03 November 2009

m,my feet aren't my own anymore

I have started to test myself.
How far can I go without committing suicide?
I take showers, long showers. I curl up in the bottom of the bathtub and let the water pool around me. My body creates a barrier. The water slowly rises, filling one ear, distorting the sound of water hitting water; porcelain tapping out rhythm. I get lost in the drumming. It sounds like music, like something someone in Providence would play. Noise. Beauty.
I open my eyes and see a world divided. One arm under water, one arm above. One eye under water, one eye above. Half blurry, half clear. Water rises.

How far can I go?

Water begins to pour into one nostril. I wait as long as I can. I deal with the discomfort, that swimming-pool memory of diving underwater with nothing to hold my nose closed. I think, "maybe tonight is the night I can relax enough to die." I think, "I bet if I got high enough, I could do this and not care about drowning. I would like it. It would just be another sensation to notice."
The water is comforting. The stillness of my body reminds me of ten years ago. It feels like I am giving myself up to the inevitable. I can finally stop fighting. I won't have to worry about anything else. I can be in gentle darkness, soothing, caressing, blind and weightless. It would be home.
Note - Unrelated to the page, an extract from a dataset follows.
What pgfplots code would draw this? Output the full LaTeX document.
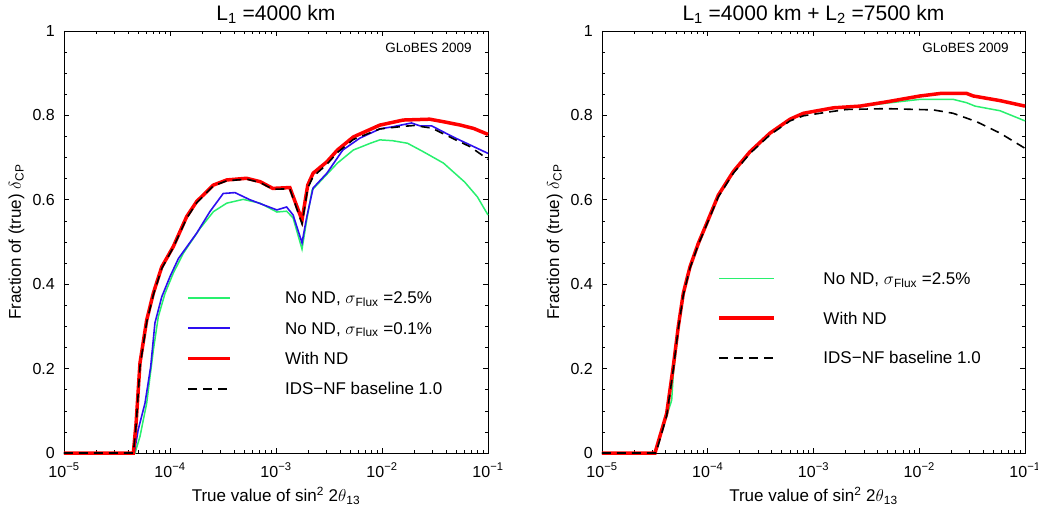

Instead, I sit up. I let the water drain. I get on my knees and touch my forehead to the bathtub. I let the death wash off of me. I get up. I turn off. I get out.

And I wonder who knows about my disease? Who knows I'm suicidal? I've only told my therapist. I said I could keep myself safe. It gets harder and harder each time, but I won't stop doing it. I love the sense of peace I get when the water starts to take me. I love the warmth. I love the sound. I love the feeling.

Who reads this and says nothing? If the roles were reversed, what would I say? This is too big for any one person. This is just me, and mine, and what can I do to deal with it?
I keep going. I keep living. I struggle to stay on top of things. Sometimes I succeed. What else can I do? I'm in therapy. I take medication. What more can I do but commit myself to a mental institution? I still remember how that was ten years ago. I don't want to go back yet.
I think I'll end up there eventually, but I can't go back yet.
I'd have to get so much worse before it would be worth it.